I am reminded of Isiah 43:1-2 (NIV),
But now, this is what the LORD says— he who created you, Jacob, he who formed you, Israel: “Do not fear, for I have redeemed you; I have summoned you by name; you are mine. When you pass through the waters, I will be with you; and when you pass through the rivers, they will not sweep over you. When you walk through the fire, you will not be burned; the flames will not set you ablaze.
God does not promise that we will never suffer from floods, or the pull of riptides, or be caught up in the flames. He does promise that He will be with us in them, and that He will see us through them. And in doing so, He will show us that He is always enough.
That is never easy. It is hard to trust that God will provide and protect, and save in the midst of forces, circumstances, and even evil that we cannot control and do not even understand. Our need to survive often trumps our faith in these times, and we draw our swords and attempt to fight our way out like Peter did when the soldiers came to take Jesus away.
Jesus tells us to trust Him and His Father and commit ourselves to His love and care. If the Father could be trusted to lead Jesus to the cross and to the grave and still not lose Him, is there anything that we cannot trust God to bring us through? No, we may not have all the answers—indeed we may be baffled as to the purpose of things—but this passage lets us see why we can trust God to be our eyes when we cannot see, and why we can trust His love when we do not understand.
What I have been learning from all this is that I don’t have to wonder if I am enough for my wife, my kids, my friends, my church, or even for God. The answer is that I am not. And I am not supposed to be. Life’s first big lesson is learning that you were never meant to be enough. Life’s second big lesson is to be learning that Jesus is enough, and when you have Him you no longer lack anything.
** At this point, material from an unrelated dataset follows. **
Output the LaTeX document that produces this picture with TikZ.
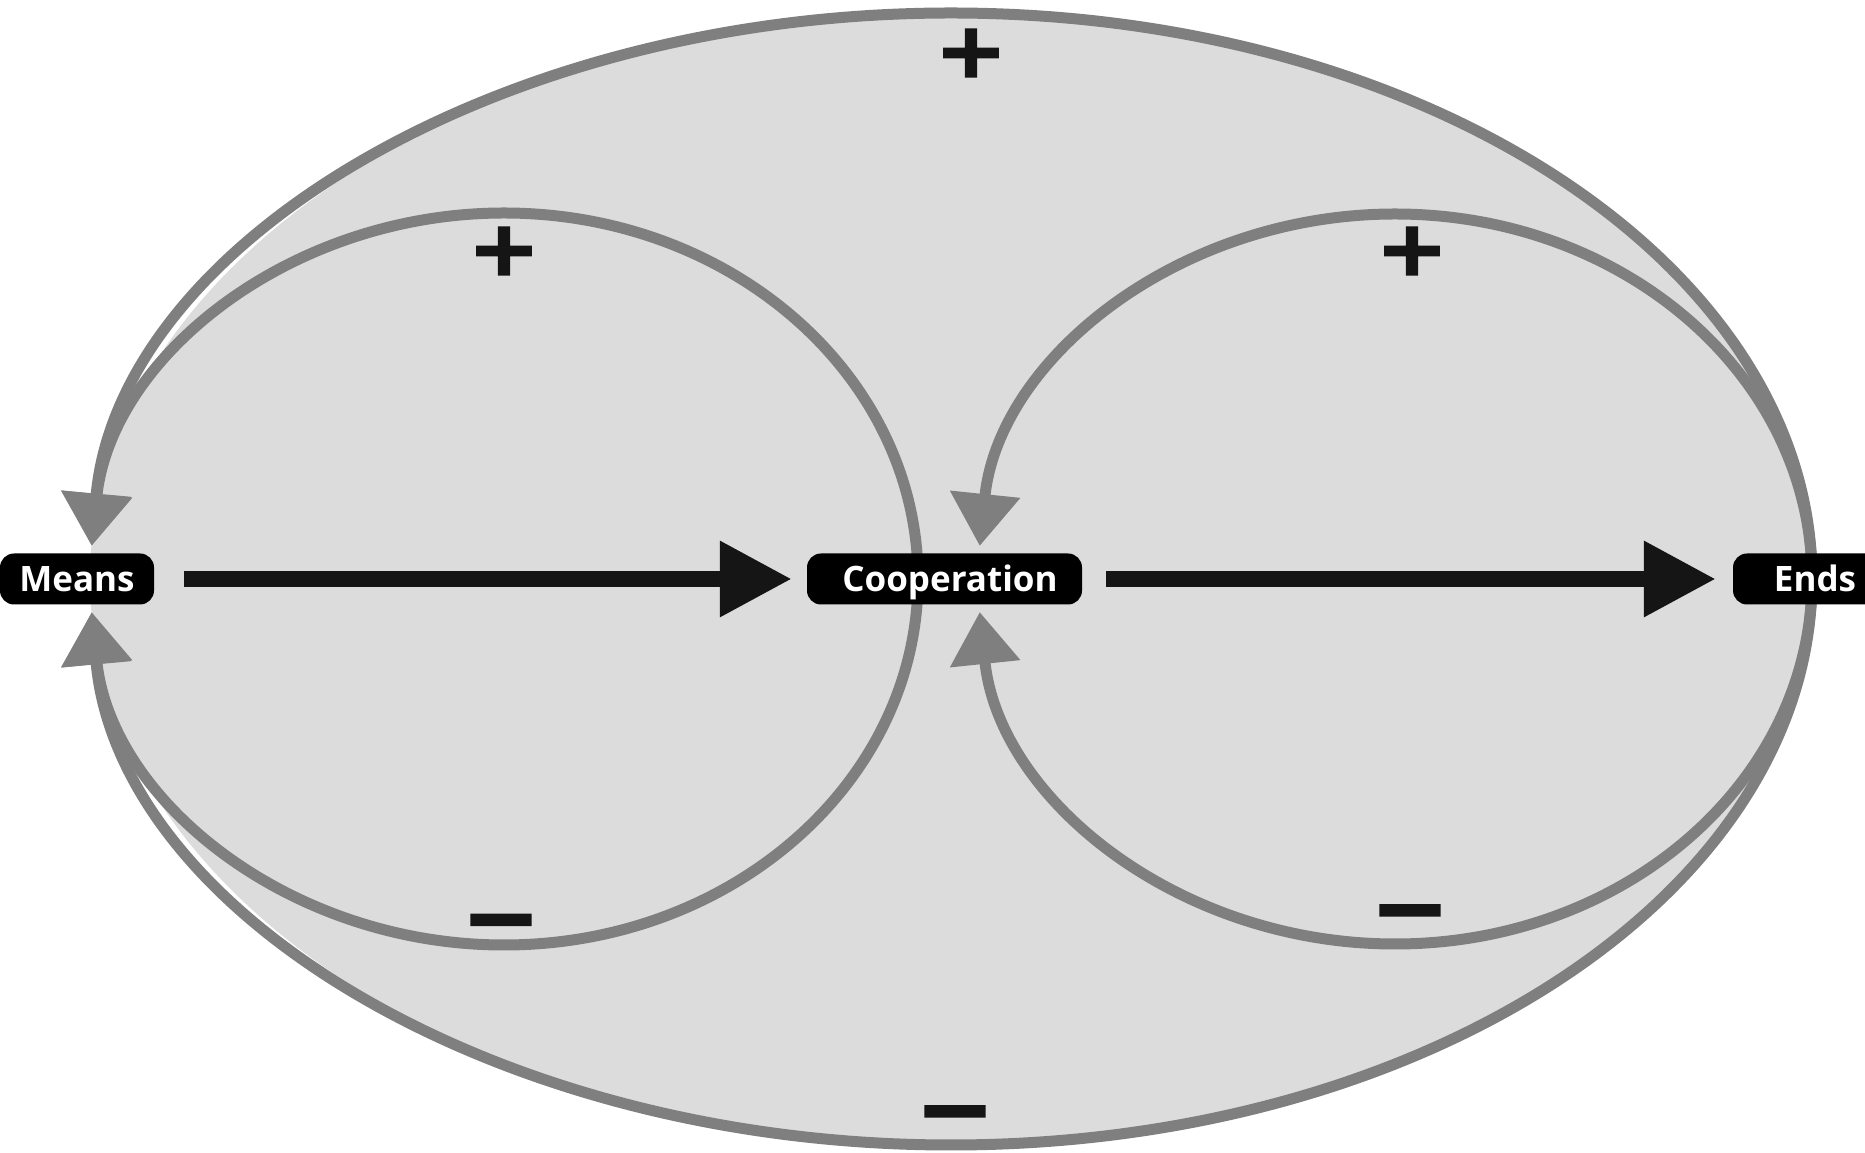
\documentclass[tikz,border=0pt]{standalone}
\usepackage{fontspec}
\setmainfont{Open Sans}
\newfontfamily\signfont[FakeBold=3]{DejaVu Sans}
\usetikzlibrary{arrows.meta}
\definecolor{bgfill}{HTML}{DCDCDC}
\definecolor{loopgray}{HTML}{7F7F7F}
\definecolor{arrowblack}{HTML}{151515}
\newcommand\signminus{\raisebox{-27pt}[6pt][6pt]{\scalebox{1.1}[1]{−}}}
\begin{document}
\begin{tikzpicture}[x=1pt,y=1pt,
  loopline/.style={draw=loopgray, line width=11pt, -{Triangle[length=52pt,width=68pt]}},
  var/.style={fill=black, text=white, rounded corners=14pt, minimum height=51pt, inner sep=0pt,
    text height=25pt, text depth=0pt, font=\fontsize{35}{40}\selectfont\bfseries},
  causal/.style={draw=arrowblack, line width=16pt, -{Triangle[length=72pt,width=72pt]}},
  sign/.style={inner sep=0pt, text=arrowblack, font=\signfont\fontsize{85}{85}\selectfont\bfseries}]
\useasboundingbox (0,0) rectangle (1865,1153);
\fill[bgfill] (951,574) ellipse[x radius=861, y radius=566];
% outer loop (Ends -> Means)
\draw[loopline] (1812,574) arc[start angle=0,end angle=176.6,x radius=861,y radius=566];
\draw[loopline] (1812,574) arc[start angle=0,end angle=-176.6,x radius=861,y radius=566];
% left loop (Cooperation -> Means)
\draw[loopline] (918,574) arc[start angle=0,end angle=174.8,x radius=414,y radius=366];
\draw[loopline] (918,574) arc[start angle=0,end angle=-174.8,x radius=414,y radius=366];
% right loop (Ends -> Cooperation)
\draw[loopline] (1812,574) arc[start angle=0,end angle=174.8,x radius=417,y radius=365];
\draw[loopline] (1812,574) arc[start angle=0,end angle=-174.8,x radius=417,y radius=365];
% variables
\node[var, minimum width=154pt] (means) at (77,574) {Means};
\node[var, minimum width=275pt] (coop) at (944.5,574) {\hspace*{11pt}Cooperation};
\node[var, minimum width=164pt] (ends) at (1815,574) {Ends};
% causal links
\draw[causal, shorten <=30pt, shorten >=15pt] (means) -- (coop);
\draw[causal, shorten <=24pt, shorten >=17pt] (coop) -- (ends);
% polarity signs
\node[sign] (pout) at (971,1100) {\scalebox{1}[0.88]{+}};
\node[sign] (pleft) at (504,902) {\scalebox{1}[0.88]{+}};
\node[sign] (pright) at (1412,902) {\scalebox{1}[0.88]{+}};
\node[sign] (mleft) at (501,233.5) {\signminus};
\node[sign] (mright) at (1410,243) {\signminus};
\node[sign] (mout) at (955,42) {\signminus};
\end{tikzpicture}
\end{document}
Because of Jesus I don’t have to worry about being enough for God the Father. Jesus took care of that at the cross. He did what I was not capable of, living a life that fully pleased the Father, and dying a death that fully satisfied the Father’s justice for my sin. I don’t need to worry about where I stand with Him. In Jesus, I am enough.
I don’t have to worry about being enough for anyone. They are not my audience or my judge, my heavenly Father is. He is my audience of One. Because of Jesus I have been freed from the idea that my self-worth is the culmination of my performance + the opinion of others. My worth is in being a son of God because of Jesus. And because of Jesus, God is pleased with me, I am precious to Him and dearly loved.
I don’t have to worry about not being enough to handle any problem, challenge, or heartache that comes my way, because Jesus has promised to provide all His wisdom, strength, resources, confidence, man power, ability, and finances to meet whatever need I might have. And He is not short on any of those things. When I get to the other side of these challenges, people know that it wasn’t me—because I’m not that good! God gets the glory. I get the joy of seeing God show time and time again that He is enough.
This side of the ground two things are true: 1). you will always have problems, and 2). when you are done with the problems you have you will find them exchanged with new problems! That doesn’t change when you accept Jesus as your Lord and Savior. Becoming a Christian will not make your problems go away. In fact, they might get worse! But you will never need to worry about being enough again (you may worry, but you don’t need to worry). Because in Christ, with Christ, through Christ, you will always have enough, because He is enough.